• [The exercise] Copy word for word the lines in the records below, starting at the line with "Rebuild this chart" and ending at the line with "from matplotlib.ticker import". Skip the pictures.

• [Input rows]
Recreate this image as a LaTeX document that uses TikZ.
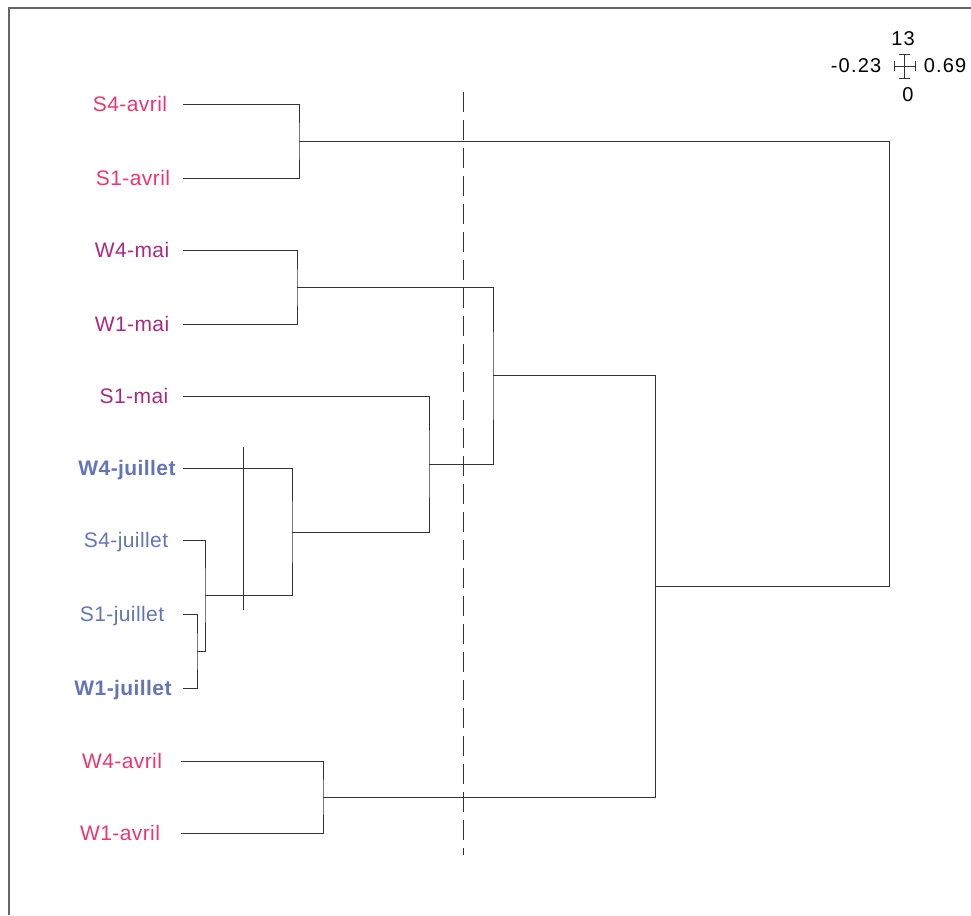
--
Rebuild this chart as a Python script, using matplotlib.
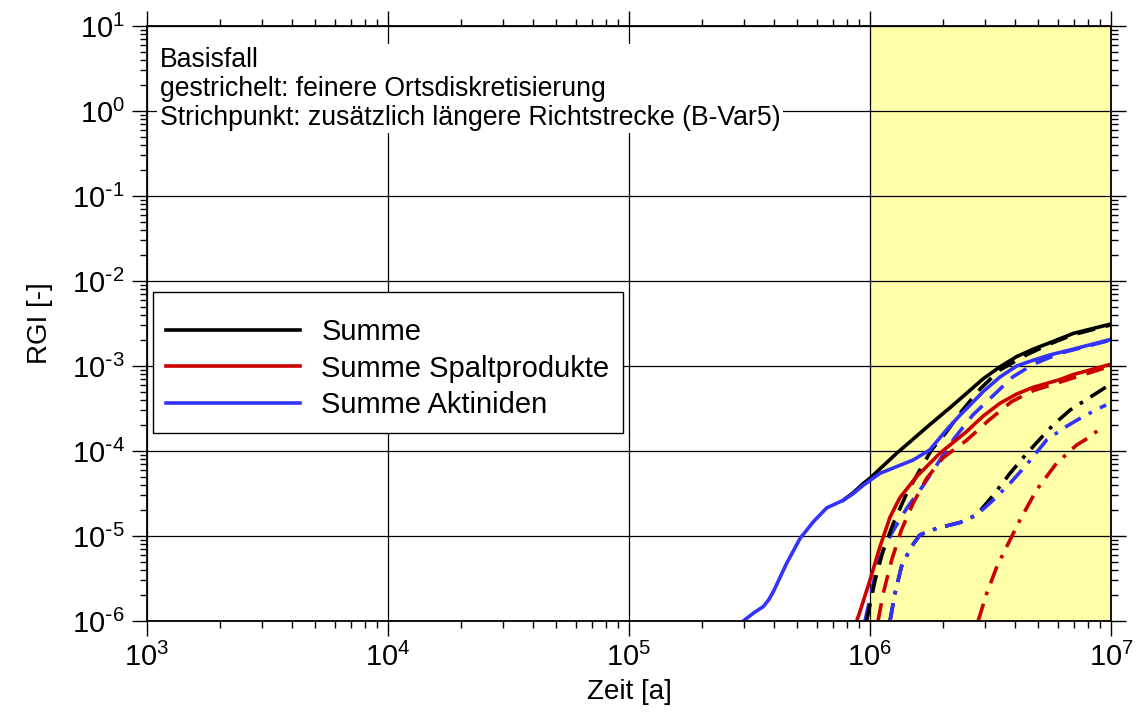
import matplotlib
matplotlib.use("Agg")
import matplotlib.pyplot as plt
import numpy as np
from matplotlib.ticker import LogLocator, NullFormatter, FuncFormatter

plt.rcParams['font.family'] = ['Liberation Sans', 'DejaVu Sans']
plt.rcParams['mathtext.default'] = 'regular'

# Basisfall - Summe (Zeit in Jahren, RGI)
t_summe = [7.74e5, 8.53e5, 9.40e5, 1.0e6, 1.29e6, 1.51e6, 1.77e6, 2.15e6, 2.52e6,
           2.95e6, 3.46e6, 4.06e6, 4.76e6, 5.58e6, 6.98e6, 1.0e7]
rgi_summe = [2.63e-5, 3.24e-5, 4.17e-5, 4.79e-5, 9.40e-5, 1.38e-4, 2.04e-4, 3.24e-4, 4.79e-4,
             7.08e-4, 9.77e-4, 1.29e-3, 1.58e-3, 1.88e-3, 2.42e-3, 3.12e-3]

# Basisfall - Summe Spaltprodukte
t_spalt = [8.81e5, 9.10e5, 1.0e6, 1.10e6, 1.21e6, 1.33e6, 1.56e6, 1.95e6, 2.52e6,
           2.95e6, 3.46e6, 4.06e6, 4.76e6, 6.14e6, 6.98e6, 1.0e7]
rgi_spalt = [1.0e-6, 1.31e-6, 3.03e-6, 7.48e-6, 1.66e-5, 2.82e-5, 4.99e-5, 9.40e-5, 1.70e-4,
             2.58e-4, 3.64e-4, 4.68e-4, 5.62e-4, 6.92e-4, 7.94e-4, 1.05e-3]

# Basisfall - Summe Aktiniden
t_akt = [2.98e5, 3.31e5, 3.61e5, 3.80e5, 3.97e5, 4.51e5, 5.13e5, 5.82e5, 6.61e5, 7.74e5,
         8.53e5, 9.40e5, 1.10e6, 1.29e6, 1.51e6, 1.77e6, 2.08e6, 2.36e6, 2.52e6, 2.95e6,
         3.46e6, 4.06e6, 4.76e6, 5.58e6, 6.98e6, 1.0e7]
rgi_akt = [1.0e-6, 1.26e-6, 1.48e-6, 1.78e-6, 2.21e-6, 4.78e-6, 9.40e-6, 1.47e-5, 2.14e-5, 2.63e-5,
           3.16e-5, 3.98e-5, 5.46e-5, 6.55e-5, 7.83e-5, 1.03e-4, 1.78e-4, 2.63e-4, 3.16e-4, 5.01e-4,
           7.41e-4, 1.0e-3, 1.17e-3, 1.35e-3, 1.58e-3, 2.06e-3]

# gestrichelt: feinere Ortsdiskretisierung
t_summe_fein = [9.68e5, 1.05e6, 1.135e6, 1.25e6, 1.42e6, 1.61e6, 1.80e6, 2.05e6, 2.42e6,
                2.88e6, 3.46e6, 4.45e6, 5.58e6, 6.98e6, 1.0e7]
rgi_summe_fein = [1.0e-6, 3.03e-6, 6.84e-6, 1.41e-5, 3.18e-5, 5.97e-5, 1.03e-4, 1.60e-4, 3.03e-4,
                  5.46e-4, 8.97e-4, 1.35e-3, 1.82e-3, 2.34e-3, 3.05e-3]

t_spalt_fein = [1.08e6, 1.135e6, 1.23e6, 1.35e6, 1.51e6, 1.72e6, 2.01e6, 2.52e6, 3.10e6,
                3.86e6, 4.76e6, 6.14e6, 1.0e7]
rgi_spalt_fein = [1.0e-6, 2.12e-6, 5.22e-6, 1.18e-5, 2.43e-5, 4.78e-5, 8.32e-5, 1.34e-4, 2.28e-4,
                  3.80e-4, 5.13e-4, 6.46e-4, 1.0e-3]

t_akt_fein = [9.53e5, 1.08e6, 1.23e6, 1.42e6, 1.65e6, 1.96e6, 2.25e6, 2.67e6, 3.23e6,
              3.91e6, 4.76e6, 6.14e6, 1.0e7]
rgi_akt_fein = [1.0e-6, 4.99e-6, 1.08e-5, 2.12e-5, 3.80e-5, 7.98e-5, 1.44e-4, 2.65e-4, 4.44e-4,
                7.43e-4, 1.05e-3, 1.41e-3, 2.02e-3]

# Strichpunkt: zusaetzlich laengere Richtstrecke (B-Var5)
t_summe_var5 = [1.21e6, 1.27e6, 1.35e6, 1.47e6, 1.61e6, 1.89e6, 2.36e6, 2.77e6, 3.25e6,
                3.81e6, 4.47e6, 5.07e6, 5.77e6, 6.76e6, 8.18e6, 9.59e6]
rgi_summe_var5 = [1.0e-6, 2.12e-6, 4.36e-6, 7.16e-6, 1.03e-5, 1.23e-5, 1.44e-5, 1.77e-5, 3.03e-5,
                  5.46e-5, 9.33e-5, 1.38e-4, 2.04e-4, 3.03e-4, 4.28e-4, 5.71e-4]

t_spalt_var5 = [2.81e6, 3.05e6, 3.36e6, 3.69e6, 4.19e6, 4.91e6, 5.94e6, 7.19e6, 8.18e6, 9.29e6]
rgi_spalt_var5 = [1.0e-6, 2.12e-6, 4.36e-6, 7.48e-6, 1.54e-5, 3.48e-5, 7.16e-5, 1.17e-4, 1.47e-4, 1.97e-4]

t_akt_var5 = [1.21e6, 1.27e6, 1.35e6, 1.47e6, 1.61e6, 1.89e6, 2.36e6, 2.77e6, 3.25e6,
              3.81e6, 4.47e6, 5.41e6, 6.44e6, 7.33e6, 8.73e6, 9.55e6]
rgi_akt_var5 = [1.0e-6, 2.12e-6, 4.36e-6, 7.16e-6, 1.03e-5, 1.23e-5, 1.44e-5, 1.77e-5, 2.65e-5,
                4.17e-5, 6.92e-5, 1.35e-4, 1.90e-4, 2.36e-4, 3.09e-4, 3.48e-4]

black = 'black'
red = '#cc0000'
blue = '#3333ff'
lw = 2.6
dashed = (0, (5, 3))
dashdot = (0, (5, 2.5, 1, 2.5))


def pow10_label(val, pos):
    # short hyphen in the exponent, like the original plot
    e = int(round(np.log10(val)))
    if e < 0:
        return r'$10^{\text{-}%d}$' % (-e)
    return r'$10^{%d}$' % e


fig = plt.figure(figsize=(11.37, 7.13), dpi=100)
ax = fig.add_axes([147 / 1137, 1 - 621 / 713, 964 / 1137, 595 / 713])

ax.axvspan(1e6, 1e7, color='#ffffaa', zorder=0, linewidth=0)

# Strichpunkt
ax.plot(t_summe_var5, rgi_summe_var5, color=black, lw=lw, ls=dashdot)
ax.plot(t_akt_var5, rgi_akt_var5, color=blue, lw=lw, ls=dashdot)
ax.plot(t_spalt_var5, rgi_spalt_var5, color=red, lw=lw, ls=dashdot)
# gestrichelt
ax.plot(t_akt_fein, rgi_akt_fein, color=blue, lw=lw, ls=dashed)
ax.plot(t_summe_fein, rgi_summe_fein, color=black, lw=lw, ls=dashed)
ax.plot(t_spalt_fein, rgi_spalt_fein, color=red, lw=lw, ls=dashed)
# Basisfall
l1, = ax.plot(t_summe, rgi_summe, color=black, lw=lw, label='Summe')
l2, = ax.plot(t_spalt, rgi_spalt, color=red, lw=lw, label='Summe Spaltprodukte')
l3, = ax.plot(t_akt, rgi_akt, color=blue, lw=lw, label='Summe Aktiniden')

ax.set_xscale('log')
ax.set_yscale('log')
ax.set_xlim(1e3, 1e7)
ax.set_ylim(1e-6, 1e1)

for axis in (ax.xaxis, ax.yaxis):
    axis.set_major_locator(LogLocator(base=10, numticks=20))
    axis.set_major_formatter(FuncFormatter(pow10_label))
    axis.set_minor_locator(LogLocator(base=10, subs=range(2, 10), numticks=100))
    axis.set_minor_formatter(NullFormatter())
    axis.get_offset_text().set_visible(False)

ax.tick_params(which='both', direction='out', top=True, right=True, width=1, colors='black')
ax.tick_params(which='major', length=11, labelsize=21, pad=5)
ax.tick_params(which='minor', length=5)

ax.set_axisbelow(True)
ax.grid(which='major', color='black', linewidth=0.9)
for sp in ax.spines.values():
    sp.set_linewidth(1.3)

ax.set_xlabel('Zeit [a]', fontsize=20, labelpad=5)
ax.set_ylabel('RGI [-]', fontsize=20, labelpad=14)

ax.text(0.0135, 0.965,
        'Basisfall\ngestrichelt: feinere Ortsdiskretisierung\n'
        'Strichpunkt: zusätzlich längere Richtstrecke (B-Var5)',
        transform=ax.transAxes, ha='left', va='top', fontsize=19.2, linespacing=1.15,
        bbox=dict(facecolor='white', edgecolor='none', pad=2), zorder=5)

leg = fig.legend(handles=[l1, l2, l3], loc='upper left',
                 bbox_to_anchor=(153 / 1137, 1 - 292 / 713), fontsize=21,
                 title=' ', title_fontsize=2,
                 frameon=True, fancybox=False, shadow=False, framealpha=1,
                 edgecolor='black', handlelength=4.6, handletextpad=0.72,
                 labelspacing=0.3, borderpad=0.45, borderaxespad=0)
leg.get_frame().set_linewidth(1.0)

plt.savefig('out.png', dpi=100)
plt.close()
...
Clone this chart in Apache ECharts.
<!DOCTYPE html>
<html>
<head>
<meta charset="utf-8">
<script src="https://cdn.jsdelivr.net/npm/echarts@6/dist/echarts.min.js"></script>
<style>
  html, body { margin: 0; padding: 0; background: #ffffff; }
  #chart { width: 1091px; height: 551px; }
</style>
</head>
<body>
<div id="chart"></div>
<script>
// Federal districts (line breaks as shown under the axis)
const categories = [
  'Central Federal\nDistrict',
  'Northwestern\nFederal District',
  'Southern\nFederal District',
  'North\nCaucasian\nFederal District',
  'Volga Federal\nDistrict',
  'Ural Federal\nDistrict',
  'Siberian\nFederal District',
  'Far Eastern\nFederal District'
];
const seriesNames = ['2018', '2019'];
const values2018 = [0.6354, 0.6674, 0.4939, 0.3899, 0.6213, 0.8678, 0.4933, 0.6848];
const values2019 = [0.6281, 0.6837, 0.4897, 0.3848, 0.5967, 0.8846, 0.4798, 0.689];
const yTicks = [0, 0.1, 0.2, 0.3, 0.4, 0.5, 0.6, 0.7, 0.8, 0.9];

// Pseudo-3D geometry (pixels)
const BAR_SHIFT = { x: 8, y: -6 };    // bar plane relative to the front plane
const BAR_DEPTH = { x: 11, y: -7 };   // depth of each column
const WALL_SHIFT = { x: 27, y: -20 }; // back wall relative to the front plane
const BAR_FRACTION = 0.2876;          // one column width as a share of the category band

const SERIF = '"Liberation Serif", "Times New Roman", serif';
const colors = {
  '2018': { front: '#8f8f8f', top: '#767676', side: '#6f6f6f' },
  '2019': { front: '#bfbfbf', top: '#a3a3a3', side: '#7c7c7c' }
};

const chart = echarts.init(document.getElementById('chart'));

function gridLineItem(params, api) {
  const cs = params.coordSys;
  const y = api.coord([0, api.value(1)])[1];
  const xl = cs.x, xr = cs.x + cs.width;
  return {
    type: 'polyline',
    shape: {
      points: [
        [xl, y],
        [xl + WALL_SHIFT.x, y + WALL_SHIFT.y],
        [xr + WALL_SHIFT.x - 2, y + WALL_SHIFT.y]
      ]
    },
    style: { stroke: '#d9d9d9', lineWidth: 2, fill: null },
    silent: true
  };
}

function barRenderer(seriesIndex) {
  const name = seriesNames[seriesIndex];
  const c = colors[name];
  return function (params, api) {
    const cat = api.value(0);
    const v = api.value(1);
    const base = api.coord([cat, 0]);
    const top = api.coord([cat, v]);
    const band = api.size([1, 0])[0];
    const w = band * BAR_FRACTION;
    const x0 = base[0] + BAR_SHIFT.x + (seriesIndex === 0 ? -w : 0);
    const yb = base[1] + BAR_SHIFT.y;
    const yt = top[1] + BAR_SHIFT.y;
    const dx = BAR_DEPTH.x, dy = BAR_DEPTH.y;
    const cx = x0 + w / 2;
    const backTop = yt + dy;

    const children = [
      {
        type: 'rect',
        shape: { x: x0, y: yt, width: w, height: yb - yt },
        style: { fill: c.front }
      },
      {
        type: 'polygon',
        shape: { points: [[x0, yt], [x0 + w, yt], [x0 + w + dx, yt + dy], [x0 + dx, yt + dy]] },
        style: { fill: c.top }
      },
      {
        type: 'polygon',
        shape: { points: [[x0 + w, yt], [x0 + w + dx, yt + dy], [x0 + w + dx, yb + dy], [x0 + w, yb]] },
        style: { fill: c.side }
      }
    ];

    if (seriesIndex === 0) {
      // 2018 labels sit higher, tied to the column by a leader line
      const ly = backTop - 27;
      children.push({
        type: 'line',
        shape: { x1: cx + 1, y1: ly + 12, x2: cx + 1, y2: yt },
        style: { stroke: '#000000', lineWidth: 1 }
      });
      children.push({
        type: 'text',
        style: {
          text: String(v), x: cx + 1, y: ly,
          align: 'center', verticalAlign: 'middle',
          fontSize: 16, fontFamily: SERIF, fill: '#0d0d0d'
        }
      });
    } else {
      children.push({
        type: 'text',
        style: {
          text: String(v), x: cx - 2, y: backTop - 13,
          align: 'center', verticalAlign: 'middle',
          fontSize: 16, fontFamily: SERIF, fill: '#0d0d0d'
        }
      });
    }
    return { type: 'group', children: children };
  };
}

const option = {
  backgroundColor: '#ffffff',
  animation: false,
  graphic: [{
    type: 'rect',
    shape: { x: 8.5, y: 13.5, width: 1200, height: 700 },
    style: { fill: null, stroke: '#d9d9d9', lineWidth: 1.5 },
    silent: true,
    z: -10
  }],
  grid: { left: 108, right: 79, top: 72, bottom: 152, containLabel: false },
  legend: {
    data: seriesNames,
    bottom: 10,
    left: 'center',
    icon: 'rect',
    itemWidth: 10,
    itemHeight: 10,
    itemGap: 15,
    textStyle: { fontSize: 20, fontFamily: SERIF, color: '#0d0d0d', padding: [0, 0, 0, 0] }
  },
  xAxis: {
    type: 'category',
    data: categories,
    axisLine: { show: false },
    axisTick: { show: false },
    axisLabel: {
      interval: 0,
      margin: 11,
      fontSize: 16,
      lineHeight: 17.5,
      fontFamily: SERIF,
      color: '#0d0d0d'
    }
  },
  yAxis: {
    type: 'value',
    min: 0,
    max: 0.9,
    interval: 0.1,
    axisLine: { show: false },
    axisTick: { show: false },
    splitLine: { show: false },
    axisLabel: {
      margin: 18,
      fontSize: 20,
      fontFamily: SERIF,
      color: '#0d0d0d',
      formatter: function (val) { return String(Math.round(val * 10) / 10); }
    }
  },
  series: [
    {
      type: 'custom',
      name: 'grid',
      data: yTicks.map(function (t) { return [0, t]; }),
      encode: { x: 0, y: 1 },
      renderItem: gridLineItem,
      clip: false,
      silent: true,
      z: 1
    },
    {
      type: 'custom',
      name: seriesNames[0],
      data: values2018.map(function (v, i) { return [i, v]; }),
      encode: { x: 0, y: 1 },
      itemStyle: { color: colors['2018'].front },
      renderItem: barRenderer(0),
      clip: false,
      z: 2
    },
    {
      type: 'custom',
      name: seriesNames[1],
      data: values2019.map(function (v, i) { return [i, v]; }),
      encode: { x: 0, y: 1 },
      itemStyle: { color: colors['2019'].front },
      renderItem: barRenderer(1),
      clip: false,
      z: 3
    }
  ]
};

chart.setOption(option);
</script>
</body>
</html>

• [Exercise response]
Rebuild this chart as a Python script, using matplotlib.
import matplotlib
matplotlib.use("Agg")
import matplotlib.pyplot as plt
import numpy as np
from matplotlib.ticker import LogLocator, NullFormatter, FuncFormatter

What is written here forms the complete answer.